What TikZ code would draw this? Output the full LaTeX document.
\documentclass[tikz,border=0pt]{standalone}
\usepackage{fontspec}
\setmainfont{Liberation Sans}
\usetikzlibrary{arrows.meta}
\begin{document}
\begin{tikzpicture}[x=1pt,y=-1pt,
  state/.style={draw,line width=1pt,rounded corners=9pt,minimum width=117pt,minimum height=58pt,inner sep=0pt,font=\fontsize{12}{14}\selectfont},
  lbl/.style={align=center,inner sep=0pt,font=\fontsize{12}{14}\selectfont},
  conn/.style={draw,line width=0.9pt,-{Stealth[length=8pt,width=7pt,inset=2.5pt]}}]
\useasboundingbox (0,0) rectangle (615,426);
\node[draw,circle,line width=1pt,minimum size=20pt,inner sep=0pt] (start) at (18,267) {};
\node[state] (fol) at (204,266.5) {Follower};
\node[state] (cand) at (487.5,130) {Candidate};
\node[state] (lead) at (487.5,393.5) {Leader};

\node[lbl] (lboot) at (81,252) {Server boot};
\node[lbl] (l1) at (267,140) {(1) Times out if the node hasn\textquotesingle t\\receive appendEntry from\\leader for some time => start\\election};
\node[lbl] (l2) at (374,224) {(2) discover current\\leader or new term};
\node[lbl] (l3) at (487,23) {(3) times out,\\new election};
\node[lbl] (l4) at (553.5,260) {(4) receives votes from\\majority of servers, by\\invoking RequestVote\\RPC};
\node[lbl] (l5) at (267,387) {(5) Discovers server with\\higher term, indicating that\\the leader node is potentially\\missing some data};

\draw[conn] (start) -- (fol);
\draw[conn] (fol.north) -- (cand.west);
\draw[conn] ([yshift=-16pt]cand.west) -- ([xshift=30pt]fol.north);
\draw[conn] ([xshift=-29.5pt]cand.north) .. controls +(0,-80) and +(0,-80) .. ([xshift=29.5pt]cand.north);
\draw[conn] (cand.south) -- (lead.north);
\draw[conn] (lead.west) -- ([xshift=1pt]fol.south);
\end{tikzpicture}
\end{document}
----
AIM OF THE TASK: Set down the lines above as they stand, starting with the first line and ending with the line that contains "(l5) at (267,387)".

SOLUTION FOR THIS EXERCISE:
What TikZ code would draw this? Output the full LaTeX document.
\documentclass[tikz,border=0pt]{standalone}
\usepackage{fontspec}
\setmainfont{Liberation Sans}
\usetikzlibrary{arrows.meta}
\begin{document}
\begin{tikzpicture}[x=1pt,y=-1pt,
  state/.style={draw,line width=1pt,rounded corners=9pt,minimum width=117pt,minimum height=58pt,inner sep=0pt,font=\fontsize{12}{14}\selectfont},
  lbl/.style={align=center,inner sep=0pt,font=\fontsize{12}{14}\selectfont},
  conn/.style={draw,line width=0.9pt,-{Stealth[length=8pt,width=7pt,inset=2.5pt]}}]
\useasboundingbox (0,0) rectangle (615,426);
\node[draw,circle,line width=1pt,minimum size=20pt,inner sep=0pt] (start) at (18,267) {};
\node[state] (fol) at (204,266.5) {Follower};
\node[state] (cand) at (487.5,130) {Candidate};
\node[state] (lead) at (487.5,393.5) {Leader};

\node[lbl] (lboot) at (81,252) {Server boot};
\node[lbl] (l1) at (267,140) {(1) Times out if the node hasn\textquotesingle t\\receive appendEntry from\\leader for some time => start\\election};
\node[lbl] (l2) at (374,224) {(2) discover current\\leader or new term};
\node[lbl] (l3) at (487,23) {(3) times out,\\new election};
\node[lbl] (l4) at (553.5,260) {(4) receives votes from\\majority of servers, by\\invoking RequestVote\\RPC};
\node[lbl] (l5) at (267,387) {(5) Discovers server with\\higher term, indicating that\\the leader node is potentially\\missing some data};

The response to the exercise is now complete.